Catalina, in effect a widow, did not remain alone. Colonial historiography presents her as a woman of great intelligence and charm, capable of moving in the complex world of the conquistadors. She maintained relationships —according to the chronicles— with several of the most powerful men of the fledgling Province of Venezuela:

  • Juan de Villegas, founder of Barquisimeto and governor of the province.
  • Diego García de Paredes, founder of Trujillo.
  • And other officers and encomenderos whose names are lost to the archives.

Her contemporaries called her —not without malice— "the first courtesan of Venezuela."

Marriage and resettlement

Eventually Catalina married Francisco Ramos de Argañaras, an encomendero.

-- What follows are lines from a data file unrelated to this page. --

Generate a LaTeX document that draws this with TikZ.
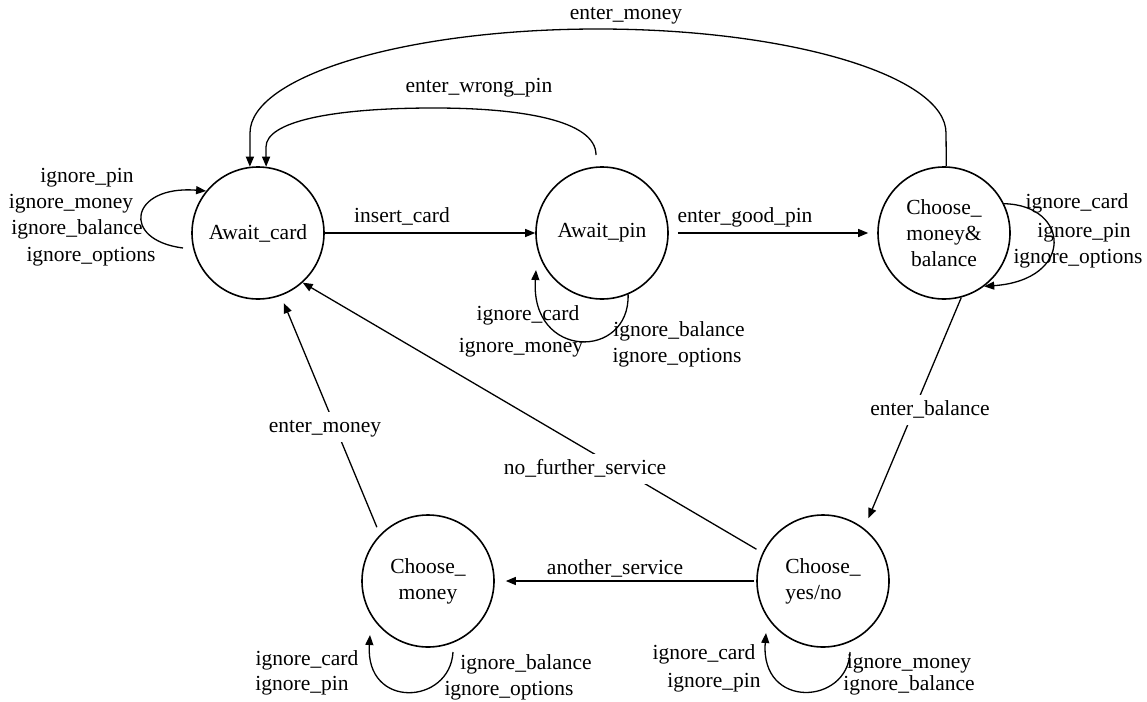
\documentclass[tikz,border=0pt]{standalone}
\usepackage{fontspec}
\setmainfont{Liberation Serif}
\usetikzlibrary{arrows.meta}
\tikzset{
  state/.style={circle,draw,line width=1.6pt,minimum size=132pt,inner sep=0pt,align=center},
  lbl/.style={inner sep=0pt,text height=15pt,text depth=5pt},
  cut/.style={lbl,fill=white,inner sep=5pt},
  trans/.style={line width=1.3pt,-{Triangle[length=10pt,width=8pt]}}
}
\begin{document}
\begin{tikzpicture}[x=1pt,y=-1pt,font=\fontsize{21.5}{26}\selectfont]
    \useasboundingbox (0,0) rectangle (1147,701);
    % states
    \node[state] (awaitcard) at (258,233) {Await\_card};
    \node[state] (awaitpin) at (602,233) {Await\_pin};
    \node[state] (cmb) at (944,233) {Choose\_\\money\&\\balance};
    \node[state,align=left] (yn) at (823,581) {Choose\_\\yes/no};
    \node[state] (cm) at (428,581) {Choose\_\\money};
    % free ends of the loops
    \coordinate (acloop) at (183,248);
    \coordinate (aploop) at (536,270);
    \coordinate (aptop) at (596,155);
    \coordinate (ynout) at (850,652);
    \coordinate (ynin) at (766,633);
    \coordinate (cmout) at (453,652);
    \coordinate (cmin) at (370,635);
    % transitions
    \draw[trans] (awaitcard) -- (awaitpin);
    \draw[trans,shorten <=9pt,shorten >=9pt] (awaitpin) -- (cmb);
    \draw[trans,shorten >=11pt] (cmb.-75) -- (yn.52);
    \draw[trans,shorten <=2pt,shorten >=11pt] (yn) -- (cm);
    \draw[trans,shorten <=8pt,shorten >=8pt] (cm.136) -- (awaitcard.-70);
    \draw[trans,shorten <=7pt] (yn.155) -- (awaitcard.-48);
    \draw[trans] (aptop) .. controls (596,120) and (520,108) .. (434,108)
        .. controls (330,108) and (266,122) .. (266,147) -- (awaitcard.83);
    \draw[trans] (cmb.88) -- (946,133) .. controls (946,76) and (790,29) .. (598,29)
        .. controls (406,29) and (250,76) .. (250,133) -- (awaitcard.97);
    % self loops
    \draw[trans] (acloop) .. controls (120,240) and (130,185) .. (awaitcard.141);
    \draw[trans] (awaitpin.-67) .. controls (630,360) and (530,360) .. (aploop);
    \draw[trans] (cmb.26) .. controls (1070,205) and (1075,280) .. (cmb.-53);
    \draw[trans] (ynout) .. controls (848,705) and (760,710) .. (ynin);
    \draw[trans] (cmout) .. controls (450,705) and (365,710) .. (cmin);
    % transition labels
    \node[lbl] (linsert) at (402,217) {insert\_card};
    \node[lbl] (lgood) at (745,217) {enter\_good\_pin};
    \node[lbl] (lwrong) at (479,87) {enter\_wrong\_pin};
    \node[lbl] (lmoneytop) at (626,15) {enter\_money};
    \node[cut] (lbalance) at (930,410) {enter\_balance};
    \node[cut] (lmoney) at (325,427) {enter\_money};
    \node[cut] (lnofurther) at (585,469) {no\_further\_service};
    \node[lbl] (lanother) at (615,569) {another\_service};
    % loop labels
    \node[lbl] (ac1) at (87,177) {ignore\_pin};
    \node[lbl] (ac2) at (71,203) {ignore\_money};
    \node[lbl] (ac3) at (77,229) {ignore\_balance};
    \node[lbl] (ac4) at (91,256) {ignore\_options};
    \node[lbl] (ap1) at (528,315) {ignore\_card};
    \node[lbl] (ap2) at (521,347) {ignore\_money};
    \node[lbl] (ap3) at (679,331) {ignore\_balance};
    \node[lbl] (ap4) at (677,357) {ignore\_options};
    \node[lbl] (cmb1) at (1077,203) {ignore\_card};
    \node[lbl] (cmb2) at (1084,232) {ignore\_pin};
    \node[lbl] (cmb3) at (1078,258) {ignore\_options};
    \node[lbl] (yn1) at (704,654) {ignore\_card};
    \node[lbl] (yn2) at (714,682) {ignore\_pin};
    \node[lbl] (yn3) at (909,663) {ignore\_money};
    \node[lbl] (yn4) at (909,685) {ignore\_balance};
    \node[lbl] (cm1) at (307,660) {ignore\_card};
    \node[lbl] (cm2) at (302,685) {ignore\_pin};
    \node[lbl] (cm3) at (526,664) {ignore\_balance};
    \node[lbl] (cm4) at (509,690) {ignore\_options};
\end{tikzpicture}
\end{document}
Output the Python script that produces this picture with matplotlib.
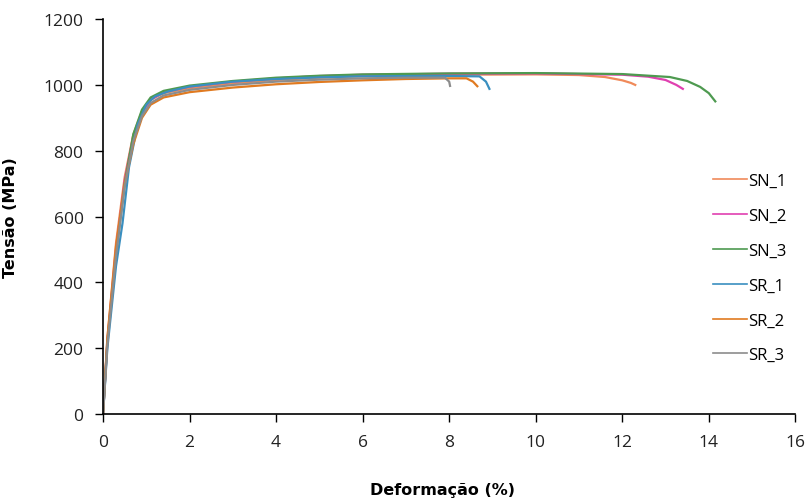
import matplotlib
matplotlib.use("Agg")
import matplotlib.pyplot as plt

labels = ["SN_1", "SN_2", "SN_3", "SR_1", "SR_2", "SR_3"]
colors = ["#F08A5A", "#E040B0", "#4E9A50", "#3A8FC0", "#E07A20", "#8C8C8C"]

sn1_x = [0, 0.1, 0.3, 0.5, 0.7, 0.9, 1.1, 1.4, 2, 3, 4, 5, 6, 8, 10, 11, 11.6, 12.0, 12.2, 12.3]
sn1_y = [0, 230, 520, 720, 850, 920, 955, 975, 990, 1005, 1015, 1022, 1027, 1031, 1032, 1030, 1024, 1014, 1006, 1000]
sn2_x = [0, 0.1, 0.3, 0.5, 0.7, 0.9, 1.1, 1.4, 2, 3, 4, 5, 6, 8, 10, 12, 12.6, 13.0, 13.25, 13.4]
sn2_y = [0, 220, 500, 710, 845, 915, 955, 978, 995, 1010, 1020, 1027, 1031, 1034, 1035, 1031, 1025, 1015, 1000, 988]
sn3_x = [0, 0.1, 0.3, 0.5, 0.7, 0.9, 1.1, 1.4, 2, 3, 4, 5, 6, 8, 10, 12, 13.1, 13.5, 13.8, 14.0, 14.15]
sn3_y = [0, 220, 490, 700, 850, 925, 962, 982, 998, 1012, 1022, 1028, 1032, 1035, 1036, 1033, 1024, 1012, 994, 975, 950]
sr1_x = [0, 0.1, 0.3, 0.45, 0.6, 0.8, 1.0, 1.2, 1.5, 2, 3, 4, 5, 6, 7, 8, 8.7, 8.85, 8.93]
sr1_y = [0, 200, 450, 580, 750, 880, 940, 965, 980, 995, 1010, 1018, 1023, 1026, 1027, 1027, 1026, 1010, 988]
sr2_x = [0, 0.1, 0.3, 0.5, 0.7, 0.9, 1.1, 1.4, 2, 3, 4, 5, 6, 7, 8, 8.4, 8.55, 8.65]
sr2_y = [0, 230, 510, 700, 820, 900, 940, 962, 978, 992, 1002, 1009, 1014, 1018, 1020, 1020, 1010, 996]
sr3_x = [0, 0.1, 0.3, 0.5, 0.7, 0.9, 1.1, 1.4, 2, 3, 4, 5, 6, 7, 7.9, 8.0, 8.02]
sr3_y = [0, 210, 480, 690, 830, 905, 945, 968, 985, 1000, 1010, 1016, 1020, 1022, 1022, 1010, 997]

series_x = [sn1_x, sn2_x, sn3_x, sr1_x, sr2_x, sr3_x]
series_y = [sn1_y, sn2_y, sn3_y, sr1_y, sr2_y, sr3_y]

xticks = [0, 2, 4, 6, 8, 10, 12, 14, 16]
yticks = [0, 200, 400, 600, 800, 1000, 1200]

tickfont = "Open Sans"

fig = plt.figure(figsize=(8.05, 5.02), dpi=100)
ax = fig.add_axes([0.128, 0.173, 0.860, 0.787])

for x, y, c, lab in zip(series_x, series_y, colors, labels):
    ax.plot(x, y, color=c, lw=1.6, label=lab)

ax.set_xlim(0, 16)
ax.set_ylim(0, 1200)
ax.set_xticks(xticks)
ax.set_yticks(yticks)
ax.spines["top"].set_visible(False)
ax.spines["right"].set_visible(False)
ax.spines["left"].set_linewidth(1.2)
ax.spines["bottom"].set_linewidth(1.2)
ax.tick_params(axis="both", direction="out", length=6, width=1.0, labelsize=12.5, pad=8)
for t in ax.get_xticklabels() + ax.get_yticklabels():
    t.set_fontfamily(tickfont)
    t.set_color("#222222")

ax.set_ylabel("Tensão (MPa)", fontsize=11.5, fontweight="bold", family="DejaVu Sans")
ax.yaxis.set_label_coords(-0.123, 0.5)
ax.set_xlabel("Deformação (%)", fontsize=11.5, fontweight="bold", family="DejaVu Sans")
ax.xaxis.set_label_coords(0.49, -0.19)
ax.xaxis.label.set_verticalalignment("center")

leg = ax.legend(loc="upper left", bbox_to_anchor=(0.86, 0.648), frameon=False,
                handlelength=2.0, handletextpad=0.1, labelspacing=1.13,
                prop={"family": tickfont, "size": 12})
for line in leg.get_lines():
    line.set_linewidth(1.2)

fig.savefig("out.png", dpi=100)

She then lived in different cities of the territory being conquered: Borburata, Trujillo, and finally Caracas. Her biography —in fact— is a map of the very conquest of Venezuela.

Death and memory

She died in Caracas in 1610 at the age of 83. By the time she died, the generation of the conquistadors had already passed: she had outlived nearly all the men of the founding, including the Welsers, Carvajal, Villegas, García de Paredes, and the governors who followed. For that reason she came to be called "the last of the conquistadors."

Catalina de Miranda in literature

Catalina's figure inspired the historical novel "Catalina de Miranda" by Xiomary Urbáez (Editorial Planeta), one of the most thoroughly researched modern literary recreations of the conquest of Venezuela. Her name also appears in the works of chroniclers such as Oviedo y Baños and in academic studies of the female presence in the conquest.

Her historical significance

Catalina de Miranda is important to El Tocuyo not only because she was one of the first settlers, but because her biography offers a unique testimony: the female, anonymous, and surviving gaze on the great founding events of Venezuelan history. In a history written almost exclusively by men and about men, she occupied a space of her own for 65 years.

Her name, today, is one of the few that directly connects the founding of El Tocuyo to a living, complex, and documented person —not just to a charter or a decree.